Please output every line of the material as it stands, without the pictures.

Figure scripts
════════════════════
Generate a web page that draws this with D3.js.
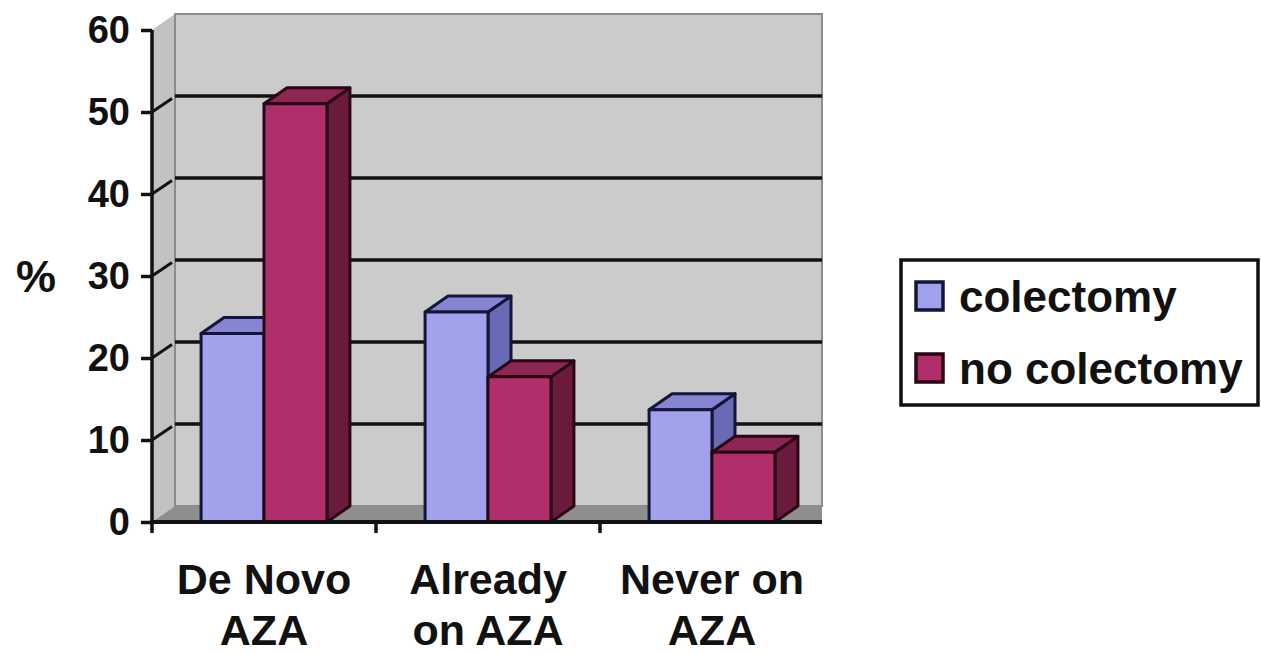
<!DOCTYPE html>
<html>
<head>
<meta charset="utf-8">
<script src="https://cdn.jsdelivr.net/npm/d3@7"></script>
<style>
  body { margin: 0; background: #fff; }
  text { font-family: "Liberation Sans", Arial, sans-serif; font-weight: bold; fill: #111; }
</style>
</head>
<body>
<div id="chart"></div>
<script>
// data
var categories = [["De Novo", "AZA"], ["Already", "on AZA"], ["Never on", "AZA"]];
var seriesNames = ["colectomy", "no colectomy"];
var colectomy = [23, 25.6, 13.7];
var noColectomy = [51, 17.7, 8.5];
var yTicks = [0, 10, 20, 30, 40, 50, 60];

var W = 1261, H = 654;
var depth = { dx: 23, dy: -16 };

// face colours per series: front, side, top, edge
var palette = [
  { front: "#a2a2ec", side: "#6a6ab4", top: "#8585d2", edge: "#14143c" },
  { front: "#b02f6a", side: "#6b1c3e", top: "#8c2652", edge: "#2a0614" }
];

var svg = d3.select("#chart").append("svg")
    .attr("width", W)
    .attr("height", H);

var y = d3.scaleLinear().domain([0, 60]).range([522, 30]);
var x = d3.scaleBand().domain(d3.range(categories.length)).range([152, 824]);
var xs = d3.scaleBand().domain(d3.range(seriesNames.length))
    .range([0, x.bandwidth()]).paddingOuter(0.78);

var x0 = x.range()[0];
var backRight = 822;

//--------------------------------------------------------------------------
// walls and floor

// left wall
svg.append("polygon")
    .attr("points", [[x0, y(60)], [x0 + depth.dx, y(60) + depth.dy],
      [x0 + depth.dx, y(0) + depth.dy], [x0, y(0)]].join(" "))
    .attr("fill", "#c2c2c2");

// back wall
svg.append("rect")
    .attr("x", x0 + depth.dx)
    .attr("y", y(60) + depth.dy)
    .attr("width", backRight - x0 - depth.dx)
    .attr("height", y(0) - y(60))
    .attr("fill", "#cbcbcb")
    .attr("stroke", "#8c8c8c")
    .attr("stroke-width", 2);

// corner line between walls
svg.append("line")
    .attr("x1", x0 + depth.dx).attr("x2", x0 + depth.dx)
    .attr("y1", y(60) + depth.dy).attr("y2", y(0) + depth.dy)
    .attr("stroke", "#8c8c8c").attr("stroke-width", 2);

// floor
svg.append("polygon")
    .attr("points", [[x0, y(0)], [x0 + depth.dx, y(0) + depth.dy],
      [backRight, y(0) + depth.dy], [backRight, y(0)]].join(" "))
    .attr("fill", "#8e8e8e");

// gridlines on back wall and left wall
var inner = yTicks.filter(function(d) { return d > 0 && d < 60; });
var grid = svg.append("g");
grid.selectAll("line.back")
    .data(inner)
  .enter().append("line")
    .attr("class", "back")
    .attr("x1", x0 + depth.dx).attr("x2", backRight)
    .attr("y1", function(d) { return y(d) + depth.dy; })
    .attr("y2", function(d) { return y(d) + depth.dy; })
    .attr("stroke", "#111").attr("stroke-width", 3.5);
grid.selectAll("line.side")
    .data(inner)
  .enter().append("line")
    .attr("class", "side")
    .attr("x1", x0).attr("x2", x0 + depth.dx - 3)
    .attr("y1", function(d) { return y(d); })
    .attr("y2", function(d) { return y(d) + depth.dy * 0.85; })
    .attr("stroke", "#111").attr("stroke-width", 3);

//--------------------------------------------------------------------------
// 3D bars

var allSeries = [colectomy, noColectomy];
var bars = svg.append("g");

categories.forEach(function(c, ci) {
  allSeries.forEach(function(vals, si) {
    var v = vals[ci];
    var bx = x(ci) + xs(si), bw = xs.bandwidth();
    var top = y(v), bottom = y(0);
    var col = palette[si];
    var g = bars.append("g")
        .attr("stroke", col.edge)
        .attr("stroke-width", 3)
        .attr("stroke-linejoin", "round");
    // side face
    g.append("polygon")
        .attr("points", [[bx + bw, top], [bx + bw + depth.dx, top + depth.dy],
          [bx + bw + depth.dx, bottom + depth.dy], [bx + bw, bottom]].join(" "))
        .attr("fill", col.side);
    // top face
    g.append("polygon")
        .attr("points", [[bx, top], [bx + depth.dx, top + depth.dy],
          [bx + bw + depth.dx, top + depth.dy], [bx + bw, top]].join(" "))
        .attr("fill", col.top);
    // front face
    g.append("rect")
        .attr("x", bx).attr("y", top)
        .attr("width", bw).attr("height", bottom - top)
        .attr("fill", col.front);
  });
});

//--------------------------------------------------------------------------
// axes

var yAxis = svg.append("g")
    .attr("transform", "translate(" + x0 + ",0)")
    .call(d3.axisLeft(y).tickValues(yTicks).tickSize(11).tickPadding(11));
yAxis.select(".domain").attr("stroke", "#111").attr("stroke-width", 3.5)
    .attr("d", "M0," + y(60) + "V" + y(0));
yAxis.selectAll(".tick line").attr("stroke", "#111").attr("stroke-width", 3.5);
yAxis.selectAll(".tick text")
    .style("font-size", "38px")
    .style("font-family", "'Liberation Sans', Arial, sans-serif")
    .style("font-weight", "bold")
    .attr("fill", "#111");

// x axis line and category ticks
svg.append("line")
    .attr("x1", x0 - 2).attr("x2", backRight)
    .attr("y1", y(0)).attr("y2", y(0))
    .attr("stroke", "#111").attr("stroke-width", 4);
svg.selectAll("line.xtick")
    .data(d3.range(categories.length))
  .enter().append("line")
    .attr("class", "xtick")
    .attr("x1", function(d) { return x(d); })
    .attr("x2", function(d) { return x(d); })
    .attr("y1", y(0)).attr("y2", y(0) + 11)
    .attr("stroke", "#111").attr("stroke-width", 3.5);

var labels = svg.selectAll("text.cat")
    .data(categories)
  .enter().append("text")
    .attr("class", "cat")
    .attr("text-anchor", "middle")
    .style("font-size", "43px")
    .attr("transform", function(d, i) {
      return "translate(" + (x(i) + x.bandwidth() / 2) + ",0)";
    });
labels.selectAll("tspan")
    .data(function(d) { return d; })
  .enter().append("tspan")
    .attr("x", 0)
    .attr("y", function(d, i) { return 594 + i * 51; })
    .text(function(d) { return d; });

// axis title
svg.append("text")
    .attr("x", 36).attr("y", 292)
    .attr("text-anchor", "middle")
    .style("font-size", "45px")
    .text("%");

//--------------------------------------------------------------------------
// legend

var legend = svg.append("g");
legend.append("rect")
    .attr("x", 901).attr("y", 260)
    .attr("width", 357).attr("height", 145)
    .attr("fill", "#fff")
    .attr("stroke", "#111").attr("stroke-width", 3.5);

var items = legend.selectAll("g.item")
    .data(seriesNames)
  .enter().append("g")
    .attr("class", "item")
    .attr("transform", function(d, i) { return "translate(916," + (282 + i * 72) + ")"; });
items.append("rect")
    .attr("width", 27).attr("height", 28)
    .attr("fill", function(d, i) { return palette[i].front; })
    .attr("stroke", function(d, i) { return palette[i].edge; })
    .attr("stroke-width", 3.5);
items.append("text")
    .attr("x", 43).attr("y", 30)
    .style("font-size", "44px")
    .text(function(d) { return d; });
</script>
</body>
</html>
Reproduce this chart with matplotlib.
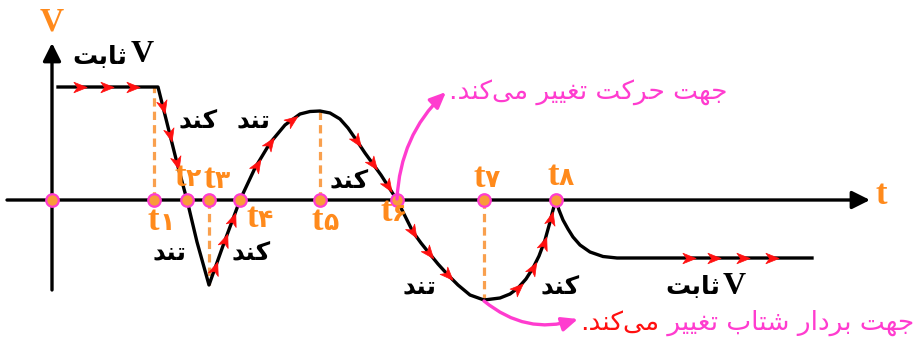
════════════════════
§ Task solution
Generate a web page that draws this with D3.js.
<!DOCTYPE html>
<html>
<head>
<meta charset="utf-8">
<script src="https://cdn.jsdelivr.net/npm/d3@7"></script>
<style>
  body { margin: 0; background: #fff; }
  text { font-family: "Liberation Sans", Arial, sans-serif; font-weight: bold; fill: #111; }
</style>
</head>
<body>
<div id="chart"></div>
<script>
// data
var categories = [["De Novo", "AZA"], ["Already", "on AZA"], ["Never on", "AZA"]];
var seriesNames = ["colectomy", "no colectomy"];
var colectomy = [23, 25.6, 13.7];
var noColectomy = [51, 17.7, 8.5];
var yTicks = [0, 10, 20, 30, 40, 50, 60];

var W = 1261, H = 654;
var depth = { dx: 23, dy: -16 };

// face colours per series: front, side, top, edge
var palette = [
  { front: "#a2a2ec", side: "#6a6ab4", top: "#8585d2", edge: "#14143c" },
  { front: "#b02f6a", side: "#6b1c3e", top: "#8c2652", edge: "#2a0614" }
];

var svg = d3.select("#chart").append("svg")
    .attr("width", W)
    .attr("height", H);

var y = d3.scaleLinear().domain([0, 60]).range([522, 30]);
var x = d3.scaleBand().domain(d3.range(categories.length)).range([152, 824]);
var xs = d3.scaleBand().domain(d3.range(seriesNames.length))
    .range([0, x.bandwidth()]).paddingOuter(0.78);

var x0 = x.range()[0];
var backRight = 822;

//--------------------------------------------------------------------------
// walls and floor

// left wall
svg.append("polygon")
    .attr("points", [[x0, y(60)], [x0 + depth.dx, y(60) + depth.dy],
      [x0 + depth.dx, y(0) + depth.dy], [x0, y(0)]].join(" "))
    .attr("fill", "#c2c2c2");

// back wall
svg.append("rect")
    .attr("x", x0 + depth.dx)
    .attr("y", y(60) + depth.dy)
    .attr("width", backRight - x0 - depth.dx)
    .attr("height", y(0) - y(60))
    .attr("fill", "#cbcbcb")
    .attr("stroke", "#8c8c8c")
    .attr("stroke-width", 2);

// corner line between walls
svg.append("line")
    .attr("x1", x0 + depth.dx).attr("x2", x0 + depth.dx)
    .attr("y1", y(60) + depth.dy).attr("y2", y(0) + depth.dy)
    .attr("stroke", "#8c8c8c").attr("stroke-width", 2);

// floor
svg.append("polygon")
    .attr("points", [[x0, y(0)], [x0 + depth.dx, y(0) + depth.dy],
      [backRight, y(0) + depth.dy], [backRight, y(0)]].join(" "))
    .attr("fill", "#8e8e8e");

// gridlines on back wall and left wall
var inner = yTicks.filter(function(d) { return d > 0 && d < 60; });
var grid = svg.append("g");
grid.selectAll("line.back")
    .data(inner)
  .enter().append("line")
    .attr("class", "back")
    .attr("x1", x0 + depth.dx).attr("x2", backRight)
    .attr("y1", function(d) { return y(d) + depth.dy; })
    .attr("y2", function(d) { return y(d) + depth.dy; })
    .attr("stroke", "#111").attr("stroke-width", 3.5);
grid.selectAll("line.side")
    .data(inner)
  .enter().append("line")
    .attr("class", "side")
    .attr("x1", x0).attr("x2", x0 + depth.dx - 3)
    .attr("y1", function(d) { return y(d); })
    .attr("y2", function(d) { return y(d) + depth.dy * 0.85; })
    .attr("stroke", "#111").attr("stroke-width", 3);

//--------------------------------------------------------------------------
// 3D bars

var allSeries = [colectomy, noColectomy];
var bars = svg.append("g");

categories.forEach(function(c, ci) {
  allSeries.forEach(function(vals, si) {
    var v = vals[ci];
    var bx = x(ci) + xs(si), bw = xs.bandwidth();
    var top = y(v), bottom = y(0);
    var col = palette[si];
    var g = bars.append("g")
        .attr("stroke", col.edge)
        .attr("stroke-width", 3)
        .attr("stroke-linejoin", "round");
    // side face
    g.append("polygon")
        .attr("points", [[bx + bw, top], [bx + bw + depth.dx, top + depth.dy],
          [bx + bw + depth.dx, bottom + depth.dy], [bx + bw, bottom]].join(" "))
        .attr("fill", col.side);
    // top face
    g.append("polygon")
        .attr("points", [[bx, top], [bx + depth.dx, top + depth.dy],
          [bx + bw + depth.dx, top + depth.dy], [bx + bw, top]].join(" "))
        .attr("fill", col.top);
    // front face
    g.append("rect")
        .attr("x", bx).attr("y", top)
        .attr("width", bw).attr("height", bottom - top)
        .attr("fill", col.front);
  });
});

//--------------------------------------------------------------------------
// axes

var yAxis = svg.append("g")
    .attr("transform", "translate(" + x0 + ",0)")
    .call(d3.axisLeft(y).tickValues(yTicks).tickSize(11).tickPadding(11));
yAxis.select(".domain").attr("stroke", "#111").attr("stroke-width", 3.5)
    .attr("d", "M0," + y(60) + "V" + y(0));
yAxis.selectAll(".tick line").attr("stroke", "#111").attr("stroke-width", 3.5);
yAxis.selectAll(".tick text")
    .style("font-size", "38px")
    .style("font-family", "'Liberation Sans', Arial, sans-serif")
    .style("font-weight", "bold")
    .attr("fill", "#111");

// x axis line and category ticks
svg.append("line")
    .attr("x1", x0 - 2).attr("x2", backRight)
    .attr("y1", y(0)).attr("y2", y(0))
    .attr("stroke", "#111").attr("stroke-width", 4);
svg.selectAll("line.xtick")
    .data(d3.range(categories.length))
  .enter().append("line")
    .attr("class", "xtick")
    .attr("x1", function(d) { return x(d); })
    .attr("x2", function(d) { return x(d); })
    .attr("y1", y(0)).attr("y2", y(0) + 11)
    .attr("stroke", "#111").attr("stroke-width", 3.5);

var labels = svg.selectAll("text.cat")
    .data(categories)
  .enter().append("text")
    .attr("class", "cat")
    .attr("text-anchor", "middle")
    .style("font-size", "43px")
    .attr("transform", function(d, i) {
      return "translate(" + (x(i) + x.bandwidth() / 2) + ",0)";
    });
labels.selectAll("tspan")
    .data(function(d) { return d; })
  .enter().append("tspan")
    .attr("x", 0)
    .attr("y", function(d, i) { return 594 + i * 51; })
    .text(function(d) { return d; });

// axis title
svg.append("text")
    .attr("x", 36).attr("y", 292)
    .attr("text-anchor", "middle")
    .style("font-size", "45px")
    .text("%");

//--------------------------------------------------------------------------
// legend

var legend = svg.append("g");
legend.append("rect")
    .attr("x", 901).attr("y", 260)
    .attr("width", 357).attr("height", 145)
    .attr("fill", "#fff")
    .attr("stroke", "#111").attr("stroke-width", 3.5);

var items = legend.selectAll("g.item")
    .data(seriesNames)
  .enter().append("g")
    .attr("class", "item")
    .attr("transform", function(d, i) { return "translate(916," + (282 + i * 72) + ")"; });
items.append("rect")
    .attr("width", 27).attr("height", 28)
    .attr("fill", function(d, i) { return palette[i].front; })
    .attr("stroke", function(d, i) { return palette[i].edge; })
    .attr("stroke-width", 3.5);
items.append("text")
    .attr("x", 43).attr("y", 30)
    .style("font-size", "44px")
    .text(function(d) { return d; });
</script>
</body>
</html>
Reproduce this chart with matplotlib.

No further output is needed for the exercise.